Más allá de que este tipo de desigualdad en el lugar de trabajo tiene numerosos efectos negativos, desde lugares de trabajo inseguros hasta la subcontratación y el vaciamiento de la democracia política, los desequilibrios extremos de poder son inaceptables en sí mismos. Sin duda, toda empresa compleja que implique una cooperación humana a gran escala requiere cierto grado de jerarquía operativa.

Si no se faculta a determinadas personas para que tomen decisiones concretas en el día a día sin tener que consultar a todos sobre cada detalle, se hará muy poco. Sin embargo, si las personas que dan órdenes no rinden cuentas democráticamente ante las personas que las reciben, se acaba teniendo a algunos seres humanos que dependen de los caprichos de otros de una manera que es innatamente degradante.

Socialismo e igualdad

Como señala el difunto sociólogo marxista Erik Olin Wright en su libro Cómo ser anticapitalista en el siglo XXI, tu derecho como individuo a hacer lo que quieras en contextos en los que nadie más se vea perjudicado por tus decisiones está estrechamente relacionado con el derecho común a opinar en las decisiones que afectan a todos. Ambos son aspectos del único valor que él llama «autodeterminación».

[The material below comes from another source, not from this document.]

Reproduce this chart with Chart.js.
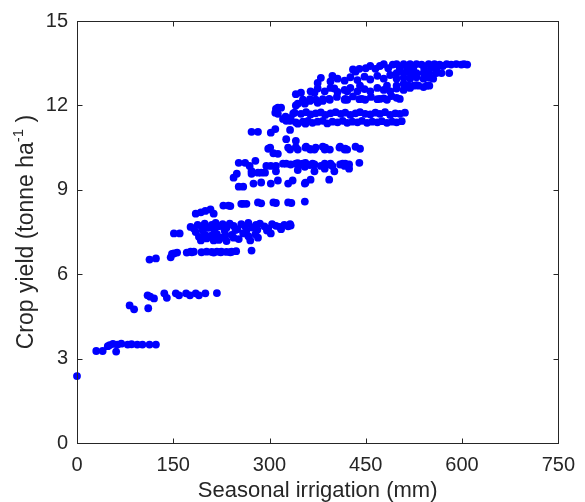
<!DOCTYPE html>
<html>
<head>
<meta charset="utf-8">
<script src="https://cdn.jsdelivr.net/npm/chart.js@4.4.1/dist/chart.umd.min.js"></script>
<style>
  html, body { margin: 0; padding: 0; background: #fff; }
  #wrap { width: 585px; height: 502px; }
</style>
</head>
<body>
<div id="wrap"><canvas id="yieldChart" width="585" height="502"></canvas></div>
<script>
// axis ticks
const xTicks = [0, 150, 300, 450, 600, 750];
const yTicks = [0, 3, 6, 9, 12, 15];

// points, grouped by yield band (x = irrigation mm, y = tonne/ha)
const row0_x = [0];
const row0_y = [2.38];
const row1_x = [30, 40, 61];
const row1_y = [3.27, 3.27, 3.25];
const row2_x = [48, 51, 56, 63, 69, 79, 85, 94, 102, 113, 123];
const row2_y = [3.44, 3.48, 3.52, 3.5, 3.53, 3.5, 3.51, 3.5, 3.5, 3.5, 3.5];
const row3_x = [82, 89, 111];
const row3_y = [4.89, 4.75, 4.79];
const row4_x = [110, 114, 120, 136, 140, 154, 159, 170, 176, 185, 190, 200, 218];
const row4_y = [5.25, 5.2, 5.14, 5.32, 5.16, 5.32, 5.25, 5.32, 5.25, 5.32, 5.25, 5.32, 5.33];
const row5_x = [113, 123, 146, 148, 151, 156, 171, 177, 179, 182, 194, 202, 210, 213, 218, 224, 225, 233, 239, 241, 248, 272];
const row5_y = [6.52, 6.56, 6.6, 6.72, 6.74, 6.77, 6.77, 6.8, 6.78, 6.8, 6.78, 6.8, 6.79, 6.77, 6.8, 6.78, 6.8, 6.79, 6.78, 6.8, 6.82, 6.84];
const row6_x = [151, 160, 185, 190, 193, 200, 202, 210, 213, 218, 221, 225, 231, 233, 241, 244, 252, 259, 267, 270, 278, 282, 302];
const row6_y = [7.45, 7.45, 7.5, 7.33, 7.2, 7.4, 7.27, 7.38, 7.2, 7.42, 7.22, 7.3, 7.38, 7.18, 7.4, 7.3, 7.25, 7.45, 7.35, 7.2, 7.42, 7.3, 7.45];
const row7_x = [177, 182, 188, 194, 199, 205, 210, 216, 221, 227, 233, 238, 244, 250, 256, 262, 267, 273, 279, 285, 292, 298, 304, 310, 316, 318, 323, 329, 332, 333, 196, 214, 230, 247, 264, 281, 296];
const row7_y = [7.68, 7.62, 7.75, 7.7, 7.8, 7.65, 7.75, 7.82, 7.7, 7.78, 7.65, 7.8, 7.72, 7.6, 7.78, 7.7, 7.82, 7.66, 7.75, 7.8, 7.7, 7.62, 7.78, 7.72, 7.68, 7.6, 7.75, 7.7, 7.78, 7.73, 7.55, 7.58, 7.55, 7.57, 7.55, 7.58, 7.55];
const row8_x = [185, 193, 200, 208, 213, 228, 236, 239, 256, 259, 264, 282, 287, 306, 310, 329, 334, 355];
const row8_y = [8.15, 8.2, 8.25, 8.3, 8.15, 8.44, 8.44, 8.42, 8.5, 8.5, 8.5, 8.55, 8.52, 8.55, 8.53, 8.55, 8.53, 8.58];
const row9_x = [244, 249, 252, 259, 272, 275, 282, 287, 293, 302, 313, 329, 336, 355, 356, 364, 393];
const row9_y = [9.43, 9.57, 9.11, 9.11, 9.57, 9.22, 9.61, 9.26, 9.61, 9.22, 9.33, 9.22, 9.33, 9.22, 9.25, 9.36, 9.36];
const row10_x = [252, 262, 269, 272, 278, 287, 295, 302, 310, 310, 321, 326, 333, 341, 344, 344, 349, 352, 355, 356, 363, 367, 370, 370, 380, 386, 386, 394, 395, 398, 401, 410, 414, 417, 418, 424, 424, 440];
const row10_y = [9.96, 9.96, 9.85, 9.66, 10.03, 9.61, 9.85, 9.85, 9.85, 9.66, 9.93, 9.93, 9.9, 9.93, 9.7, 9.95, 9.9, 9.93, 9.82, 9.96, 9.88, 9.93, 9.66, 9.9, 9.85, 9.93, 9.75, 9.9, 9.93, 9.85, 9.66, 9.9, 9.93, 9.85, 9.93, 9.75, 9.9, 9.96];
const row11_x = [298, 301, 306, 313, 326, 329, 332, 341, 341, 344, 356, 357, 363, 364, 370, 372, 383, 386, 387, 394, 409, 410, 417, 418, 421, 434, 441];
const row11_y = [10.46, 10.5, 10.3, 10.28, 10.8, 10.5, 10.43, 10.74, 10.52, 10.43, 10.5, 10.53, 10.45, 10.43, 10.43, 10.5, 10.53, 10.43, 10.5, 10.43, 10.5, 10.53, 10.43, 10.46, 10.43, 10.53, 10.46];
const row12_x = [272, 282, 302, 309, 332];
const row12_y = [11.06, 11.06, 11.03, 11.16, 11.13];
const row13_x = [309, 313, 325, 337, 339, 349, 357, 364, 372, 380, 387, 395, 403, 411, 418, 426, 434, 441, 449, 457, 465, 472, 480, 488, 496, 503, 511];
const row13_y = [11.74, 11.7, 11.6, 11.72, 11.74, 11.7, 11.76, 11.68, 11.72, 11.75, 11.66, 11.72, 11.76, 11.7, 11.74, 11.66, 11.72, 11.76, 11.7, 11.68, 11.74, 11.7, 11.76, 11.66, 11.72, 11.7, 11.74];
const row14_x = [321, 326, 332, 333, 341, 344, 352, 356, 360, 367, 375, 383, 390, 398, 406, 414, 421, 429, 437, 444, 452, 460, 468, 475, 483, 491, 498, 506];
const row14_y = [11.52, 11.45, 11.45, 11.56, 11.4, 11.35, 11.42, 11.35, 11.45, 11.38, 11.42, 11.45, 11.36, 11.42, 11.4, 11.45, 11.38, 11.42, 11.4, 11.45, 11.38, 11.42, 11.4, 11.44, 11.38, 11.42, 11.4, 11.44];
const row15_x = [310, 313, 318, 341, 344, 352, 355, 363, 363, 372, 375, 383, 383, 393, 394, 417, 418, 421, 440, 444, 449, 468, 472, 478, 483, 498, 503, 405, 430, 458, 490];
const row15_y = [11.88, 11.92, 11.92, 12.0, 12.06, 12.2, 12.06, 12.16, 12.22, 12.2, 12.09, 12.16, 12.22, 12.23, 12.2, 12.2, 12.23, 12.2, 12.22, 12.23, 12.2, 12.22, 12.23, 12.25, 12.2, 12.27, 12.23, 12.3, 12.32, 12.3, 12.33];
const row16_x = [341, 349, 364, 370, 375, 386, 395, 401, 406, 417, 421, 426, 437, 441, 448, 457, 468, 478, 483, 488, 498, 498, 509, 509, 517, 519, 525, 529, 532, 540, 545, 549];
const row16_y = [12.4, 12.45, 12.5, 12.45, 12.6, 12.5, 12.62, 12.6, 12.48, 12.55, 12.5, 12.62, 12.5, 12.7, 12.58, 12.5, 12.62, 12.55, 12.7, 12.5, 12.6, 12.7, 12.55, 12.77, 12.7, 12.62, 12.7, 12.72, 12.7, 12.65, 12.7, 12.7];
const row17_x = [375, 380, 395, 398, 406, 417, 426, 434, 437, 448, 457, 468, 478, 488, 498, 498, 509, 509, 519, 519, 529, 529, 540, 540, 549, 549, 555, 560, 568, 580];
const row17_y = [12.8, 12.98, 12.85, 13.05, 12.95, 12.88, 13.0, 13.2, 12.9, 13.02, 12.92, 13.05, 12.95, 13.08, 12.95, 13.15, 12.98, 13.15, 12.95, 13.15, 13.0, 13.15, 12.95, 13.15, 12.98, 13.15, 12.95, 13.15, 13.15, 13.15];
const row18_x = [430, 440, 450, 457, 465, 472, 478, 485, 492, 498, 503, 509, 514, 519, 524, 529, 537, 541, 548, 552, 557, 560, 565, 570, 576, 583, 591, 599, 603, 608];
const row18_y = [13.28, 13.3, 13.32, 13.4, 13.3, 13.4, 13.47, 13.32, 13.45, 13.47, 13.3, 13.47, 13.35, 13.47, 13.3, 13.47, 13.45, 13.3, 13.47, 13.35, 13.47, 13.3, 13.45, 13.4, 13.47, 13.45, 13.47, 13.45, 13.47, 13.45];

const rowsX = [row0_x, row1_x, row2_x, row3_x, row4_x, row5_x, row6_x, row7_x, row8_x, row9_x, row10_x, row11_x, row12_x, row13_x, row14_x, row15_x, row16_x, row17_x, row18_x];
const rowsY = [row0_y, row1_y, row2_y, row3_y, row4_y, row5_y, row6_y, row7_y, row8_y, row9_y, row10_y, row11_y, row12_y, row13_y, row14_y, row15_y, row16_y, row17_y, row18_y];

const points = [];
rowsX.forEach((xs, r) => {
    xs.forEach((xv, i) => points.push({ x: xv, y: rowsY[r][i] }));
});

const axisColor = "#262626";
const fontFamily = "'Liberation Sans', Arial, Helvetica, sans-serif";

// matlab style box + inward ticks + y label with superscript
const matlabAxes = {
    id: "matlabAxes",
    afterDatasetsDraw(chart) {
        const { ctx, chartArea: a, scales: { x, y } } = chart;
        ctx.save();
        ctx.strokeStyle = axisColor;
        ctx.lineWidth = 1;
        const L = Math.round(a.left) + 0.5, R = Math.round(a.right) + 0.5;
        const T = Math.round(a.top) + 0.5, B = Math.round(a.bottom) + 0.5;
        ctx.strokeRect(L, T, R - L, B - T);
        ctx.beginPath();
        xTicks.forEach(v => {
            const px = Math.round(x.getPixelForValue(v)) + 0.5;
            ctx.moveTo(px, B); ctx.lineTo(px, B - 5);
            ctx.moveTo(px, T); ctx.lineTo(px, T + 5);
        });
        yTicks.forEach(v => {
            const py = Math.round(y.getPixelForValue(v)) + 0.5;
            ctx.moveTo(L, py); ctx.lineTo(L + 5, py);
            ctx.moveTo(R, py); ctx.lineTo(R - 5, py);
        });
        ctx.stroke();

        // y title
        const big = "23px " + fontFamily, small = "15px " + fontFamily;
        const p1 = "Crop yield (tonne ha", p2 = "-1", p3 = " )";
        ctx.font = big; const w1 = ctx.measureText(p1).width, w3 = ctx.measureText(p3).width;
        ctx.font = small; const w2 = ctx.measureText(p2).width;
        const total = w1 + w2 + w3;
        ctx.translate(27, (a.top + a.bottom) / 2);
        ctx.rotate(-Math.PI / 2);
        ctx.fillStyle = axisColor;
        ctx.textBaseline = "middle";
        ctx.textAlign = "left";
        let cx = -total / 2;
        ctx.font = big; ctx.fillText(p1, cx, 0); cx += w1;
        ctx.font = small; ctx.fillText(p2, cx, -8); cx += w2;
        ctx.font = big; ctx.fillText(p3, cx, 0);
        ctx.restore();
    }
};

new Chart(document.getElementById("yieldChart"), {
    type: "scatter",
    data: {
        datasets: [{
            data: points,
            backgroundColor: "#0000ff",
            borderColor: "#0000ff",
            borderWidth: 0,
            pointRadius: 3.9,
            pointHoverRadius: 3.9,
            clip: false
        }]
    },
    options: {
        responsive: false,
        animation: false,
        devicePixelRatio: 1,
        layout: { padding: { top: 20, right: 22, left: 0, bottom: 0 } },
        plugins: { legend: { display: false }, tooltip: { enabled: false } },
        scales: {
            x: {
                type: "linear",
                min: 0, max: 750,
                afterBuildTicks: s => { s.ticks = xTicks.map(v => ({ value: v })); },
                afterFit: s => { s.height = 59; },
                grid: { display: false, drawTicks: false },
                border: { display: false },
                ticks: { color: axisColor, padding: 10, font: { family: fontFamily, size: 20 } },
                title: {
                    display: true,
                    text: "Seasonal irrigation (mm)",
                    color: axisColor,
                    font: { family: fontFamily, size: 22, lineHeight: 1 },
                    padding: { top: 0, bottom: 0 }
                }
            },
            y: {
                type: "linear",
                min: 0, max: 15,
                afterBuildTicks: s => { s.ticks = yTicks.map(v => ({ value: v })); },
                afterFit: s => { s.width = 77; },
                grid: { display: false, drawTicks: false },
                border: { display: false },
                ticks: { color: axisColor, padding: 9, font: { family: fontFamily, size: 20 } }
            }
        }
    },
    plugins: [matlabAxes]
});
</script>
</body>
</html>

Si quiero sentarme a fumar marihuana y a ver películas de Harold y Kumar en la intimidad de mi hogar, no debería importar el hecho de que pienses que es un mal uso de mi tiempo, porque somos iguales y no deberías tener el poder de tomar decisiones por mí. Pero si soy tu jefe y quiero cambiar tu vida cerrando la tienda de comestibles en la que trabajas junto a otras decenas de personas, no debería poder tomar esa decisión por exactamente la misma razón.

En un sistema totalmente socialista, todas las empresas serían propiedad de los trabajadores, de propiedad pública o una combinación de ambas. No me hago ilusiones de que una sociedad así sería una utopía prístina en la que todos tuvieran exactamente lo mismo que los demás. Algunas personas disfrutarían de éxitos y ventajas en una parte u otra de sus vidas de las que otros carecerían. Persistirían los conflictos interpersonales, los resentimientos y los celos. Lo mismo ocurriría con los conflictos políticos sobre miles de cuestiones que no desaparecerían solo porque la sociedad no estuviera dividida en clases económicas.

Pero, independientemente de los conflictos que tuviéramos, podríamos tenerlos como iguales. Y eso lo es todo.